Men compete in the world of work for four to six decades. They compete with each other and with their own expectations. By the time the reach retirement years, many have become burned out workhorses. Let out of the pasture, however, and they don't know how to stop working, and if they try, they feel restless, guilty, and depressed. They feel the best years are behind them now. They have lost their connection to true self and soul; they have lost touch with the gifts, dreams and longing for liberation that awaken in these years. With little support from self, society, or even family, they take on new projects all the while sensing a deep but unverbalized self-betrayal. And much of this betrayal is spiritual.

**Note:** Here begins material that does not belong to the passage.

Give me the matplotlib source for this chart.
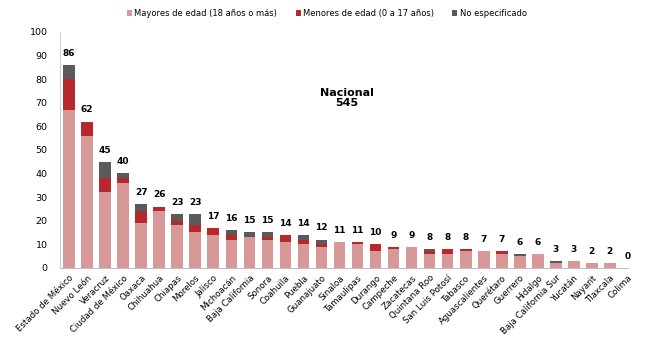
import numpy as np
import matplotlib.pyplot as plt

plt.rcParams['font.family'] = ['DejaVu Sans']

estados = ['Estado de México', 'Nuevo León', 'Veracruz', 'Ciudad de México', 'Oaxaca',
           'Chihuahua', 'Chiapas', 'Morelos', 'Jalisco', 'Michoacán', 'Baja California',
           'Sonora', 'Coahuila', 'Puebla', 'Guanajuato', 'Sinaloa', 'Tamaulipas',
           'Durango', 'Campeche', 'Zacatecas', 'Quintana Roo', 'San Luis Potosí',
           'Tabasco', 'Aguascalientes', 'Querétaro', 'Guerrero', 'Hidalgo',
           'Baja California Sur', 'Yucatán', 'Nayarit', 'Tlaxcala', 'Colima']
mayores = [67, 56, 32, 36, 19, 24, 18, 15, 14, 12, 13, 12, 11, 10, 9, 11, 10,
           7, 8, 9, 6, 6, 7, 7, 6, 5, 6, 2, 3, 2, 2, 0]
menores = [13, 6, 6, 2, 5, 2, 2, 3, 3, 2, 0, 1, 3, 2, 1, 0, 1,
           3, 1, 0, 1, 2, 1, 0, 1, 0, 0, 0, 0, 0, 0, 0]
no_esp = [6, 0, 7, 2, 3, 0, 3, 5, 0, 2, 2, 2, 0, 2, 2, 0, 0,
          0, 0, 0, 1, 0, 0, 0, 0, 1, 0, 1, 0, 0, 0, 0]

mayores = np.array(mayores)
menores = np.array(menores)
no_esp = np.array(no_esp)
total = mayores + menores + no_esp
x = np.arange(len(estados))

fig = plt.figure(figsize=(6.54, 3.43), dpi=100)
ax = fig.add_axes([0.092, 0.219, 0.868, 0.688])

w = 0.65
ax.bar(x, mayores, w, color='#D99898', label='Mayores de edad (18 años o más)')
ax.bar(x, menores, w, bottom=mayores, color='#B5282C', label='Menores de edad (0 a 17 años)')
ax.bar(x, no_esp, w, bottom=mayores + menores, color='#5A5A5A', label='No especificado')

for i, t in enumerate(total):
    ax.text(x[i], t + 3, str(t), ha='center', va='bottom', fontsize=6.5, fontweight='bold')

ax.text(15.4, 72, 'Nacional\n545', ha='center', va='center', fontsize=8,
        fontweight='bold', linespacing=1.1)

ax.set_ylim(0, 100)
ax.set_xlim(-0.5, 30.45)
ax.set_yticks(range(0, 101, 10))
ax.set_xticks(x)
ax.set_xticklabels(estados, rotation=45, ha='right', rotation_mode='anchor', fontsize=6.2)
ax.tick_params(axis='y', labelsize=6.8, length=0, pad=9)
ax.tick_params(axis='x', length=0, pad=4)
for s in ['top', 'right']:
    ax.spines[s].set_visible(False)
ax.spines['left'].set_color('#D0D0D0')
ax.spines['bottom'].set_color('#C0C0C0')

ax.legend(loc='center', bbox_to_anchor=(0.47, 1.078), ncol=3, frameon=False,
          fontsize=6, handlelength=0.6, handleheight=0.6, handletextpad=0.3,
          columnspacing=2.2)

fig.savefig('out.png', dpi=100)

As the Hindu model of the stages of life described eons ago, the task of aging men is to move beyond the roles and goals of the middle years toward a deeper experience of the divine mystery. In the Hindu model, men are called to be "forest dwellers" living simply in the divine mystery, or later, "renunciates" who take up begging bowls and surrender everything they have in their dissolution. In our modern world, this developmental stage need not involve a literal departure from home and hearth to live in the cold and rainy woods, but it does call for time alone to sink into quiet reflection, life review, spiritual contemplation, and release of their soul-numbing compulsivity. Because western culture does not understand this mystical call, it encourages men instead to continue their heroic drive toward more and greater conquests - in recreation, service, hobbies and productivity. It's always up and more when the soul's longing in the world is for down and less. His interest is no longer about heroic achievement, it's about releasing identity, time and story into the oneness of Being in preparation for experiences of unity.

Because very few men know of this "road less traveled," they feel no other choice but to push onward. What their family sees, however, are subtle signs of sadness and despair - symptoms of a deep-seated feeling of self-abandonment. How can you help your husband or father in his struggle? The first step is to overcome the belief that he simply needs more hobbies or projects to feel better. Instead, encourage him to explore and value his feelings through reading, poetry, artistic expression, journaling or men's groups. Every man needs to know that this final journey of the soul is valid, important and meaningful. Every man needs to find that inner voice of individuation before it is too late. The objective now is not competition, it is listening to the voice of soul. He will be grateful and you will meet a man with much more depth than you realized.